Managing Third-Party Dependencies

Software projects can stall when over-reliant on external libraries or vendors. BC plans can fail if they depend too heavily on third parties without clear risk management. This is especially true in cloud environments, where teams often assume the vendor handles DR and stop short of fully verifying those assumptions.

Cloud providers offer resilient platforms, but resilience in the platform is not the same as validated recovery for your service, data, or operational processes. Vendor SLAs and built-in redundancy are important, yet they do not replace the need to verify end-to-end recovery, revalidate failover procedures after changes, or exercise the human and integration points that sit outside the provider's responsibility.

Lesson

Map dependencies, test vendor responses, and revalidate recovery repeatedly. Include vendors in exercises where possible, and run scenarios that simulate vendor degradation or misconfiguration. Vendor assumptions should be proven rather than presumed.

Conclusion

Software development and product management show us that resilience is not just about having a plan — it is about testing, simplifying, iterating, and managing dependencies. Business continuity can borrow these lessons to move beyond static documents, becoming a living system of preparedness and confidence.

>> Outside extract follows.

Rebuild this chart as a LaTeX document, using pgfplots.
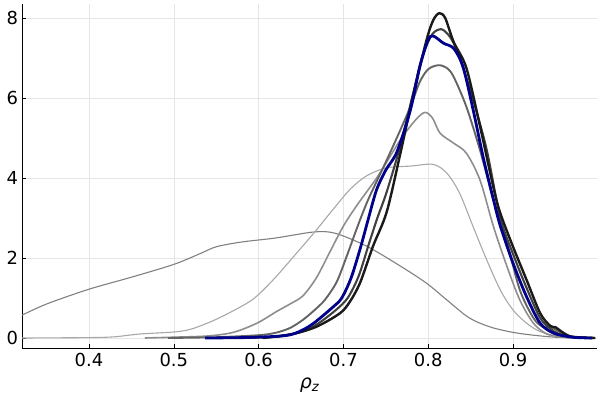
\documentclass[border=0pt]{standalone}
\usepackage{pgfplots}
\pgfplotsset{compat=1.18}
\usepackage{fontspec}
\setmainfont{DejaVu Sans}
\definecolor{cA}{HTML}{808080}
\definecolor{cB}{HTML}{A8A8A8}
\definecolor{cC}{HTML}{8E8E8E}
\definecolor{cD}{HTML}{646464}
\definecolor{cE}{HTML}{404040}
\definecolor{cF}{HTML}{1A1A1A}
\definecolor{cBlue}{HTML}{00008B}
\begin{document}
\begin{tikzpicture}
\useasboundingbox (0,0) rectangle (600bp,400bp);
\begin{axis}[
  at={(22bp,52bp)}, anchor=south west,
  scale only axis, width=575bp, height=344bp,
  xmin=0.321, xmax=0.999, ymin=-0.25, ymax=8.35,
  axis lines*=left,
  axis line style={black, line width=1bp},
  xtick={0.4,0.5,0.6,0.7,0.8,0.9},
  ytick={0,2,4,6,8},
  xticklabels={0.4,0.5,0.6,0.7,0.8,0.9},
  yticklabels={0,2,4,6,8},
  grid=major,
  major grid style={black!10, line width=0.5bp},
  tick style={black, line width=0.6bp},
  major tick length=4bp, tick align=inside,
  /pgf/number format/assume math mode=true,
  ticklabel style={font=\fontsize{18}{18}\selectfont},
  xticklabel style={yshift=-2bp},
  yticklabel style={xshift=-0.5bp},
  xlabel={\textit{ρ\textsubscript{z}}},
  xlabel style={font=\fontsize{19}{19}\selectfont, yshift=-4bp},
  every axis plot/.append style={smooth, tension=0.5, no marks},
  clip=true,
]
% A
\addplot[color=cA, line width=1.1bp] coordinates {
(0.321,0.57) (0.35,0.85) (0.40,1.22) (0.45,1.52) (0.50,1.84) (0.53,2.1) (0.55,2.28) (0.58,2.40) (0.62,2.50) (0.665,2.65) (0.69,2.62) (0.727,2.3) (0.767,1.8) (0.798,1.37) (0.822,0.95) (0.845,0.55) (0.86,0.38) (0.877,0.25) (0.90,0.14) (0.924,0.07) (0.95,0.02) (0.975,0.0)
};
% B
\addplot[color=cB, line width=1.1bp] coordinates {
(0.321,0) (0.40,0.01) (0.43,0.03) (0.46,0.1) (0.50,0.15) (0.52,0.22) (0.545,0.42) (0.57,0.68) (0.594,0.98) (0.617,1.45) (0.641,2.03) (0.665,2.62) (0.688,3.22) (0.708,3.72) (0.727,4.05) (0.75,4.25) (0.78,4.3) (0.806,4.34) (0.822,4.12) (0.837,3.62) (0.853,2.78) (0.869,1.95) (0.885,1.2) (0.90,0.7) (0.916,0.37) (0.932,0.16) (0.955,0.03) (0.98,0)
};
% C
\addplot[color=cC, line width=1.6bp] coordinates {
(0.466,0) (0.50,0.02) (0.54,0.05) (0.57,0.14) (0.598,0.37) (0.621,0.66) (0.637,0.85) (0.652,1.05) (0.668,1.5) (0.684,2.15) (0.70,2.8) (0.716,3.32) (0.729,3.7) (0.743,4.12) (0.767,4.95) (0.785,5.45) (0.796,5.64) (0.805,5.5) (0.814,5.12) (0.83,4.87) (0.845,4.62) (0.861,3.95) (0.877,2.78) (0.893,1.78) (0.908,0.95) (0.924,0.37) (0.94,0.1) (0.96,0.02) (0.98,0)
};
% D
\addplot[color=cD, line width=1.9bp] coordinates {
(0.493,0) (0.55,0.02) (0.60,0.07) (0.62,0.13) (0.637,0.25) (0.652,0.45) (0.665,0.68) (0.678,0.95) (0.692,1.4) (0.704,2.05) (0.716,2.75) (0.729,3.45) (0.75,4.4) (0.765,5.1) (0.779,5.78) (0.79,6.4) (0.80,6.72) (0.812,6.82) (0.822,6.75) (0.830,6.53) (0.845,5.78) (0.861,4.7) (0.877,3.45) (0.893,2.37) (0.908,1.2) (0.924,0.5) (0.935,0.28) (0.946,0.26) (0.955,0.15) (0.97,0.03) (0.99,0)
};
% E
\addplot[color=cE, line width=2.1bp] coordinates {
(0.58,0) (0.62,0.03) (0.65,0.15) (0.668,0.33) (0.69,0.68) (0.705,1.0) (0.718,1.55) (0.73,2.35) (0.74,3.0) (0.751,3.65) (0.767,4.8) (0.782,6.1) (0.794,7.1) (0.805,7.6) (0.815,7.72) (0.823,7.6) (0.830,7.37) (0.838,6.95) (0.853,5.95) (0.869,4.7) (0.885,3.0) (0.900,2.1) (0.916,1.25) (0.932,0.5) (0.946,0.2) (0.96,0.06) (0.98,0.01) (0.995,0)
};
% F
\addplot[color=cF, line width=2.4bp] coordinates {
(0.605,0) (0.64,0.1) (0.668,0.28) (0.696,0.62) (0.708,0.92) (0.72,1.4) (0.735,2.3) (0.751,3.15) (0.767,4.6) (0.782,6.05) (0.798,7.45) (0.806,7.95) (0.813,8.12) (0.82,8.0) (0.830,7.4) (0.845,6.75) (0.861,5.3) (0.877,3.75) (0.885,3.12) (0.90,2.28) (0.916,1.45) (0.932,0.62) (0.944,0.3) (0.95,0.27) (0.96,0.12) (0.97,0.03) (0.997,0)
};
% Blue
\addplot[color=cBlue, line width=2.8bp] coordinates {
(0.537,0) (0.58,0.01) (0.62,0.04) (0.637,0.08) (0.65,0.18) (0.665,0.37) (0.688,0.78) (0.698,1.0) (0.709,1.5) (0.72,2.25) (0.729,2.95) (0.739,3.7) (0.75,4.2) (0.763,4.65) (0.779,5.7) (0.790,6.78) (0.800,7.45) (0.806,7.55) (0.818,7.37) (0.830,7.24) (0.841,6.78) (0.853,5.7) (0.865,4.5) (0.877,3.45) (0.885,2.8) (0.90,1.87) (0.916,1.03) (0.932,0.37) (0.948,0.12) (0.97,0.02) (0.993,0)
};
\end{axis}
\end{tikzpicture}
\end{document}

The Cayman earthquake experience illustrates the stakes: hesitation can arise from technical complexity, prior scars, fragmented authority, or simply the shock of an unexpected event. By building the response, testing and re-testing it, and then giving clear authority and support to trigger that response as a precaution rather than waiting for absolutes, organisations can act decisively when seconds matter.

"Authority must empower precautionary action — not wait for absolute certainty."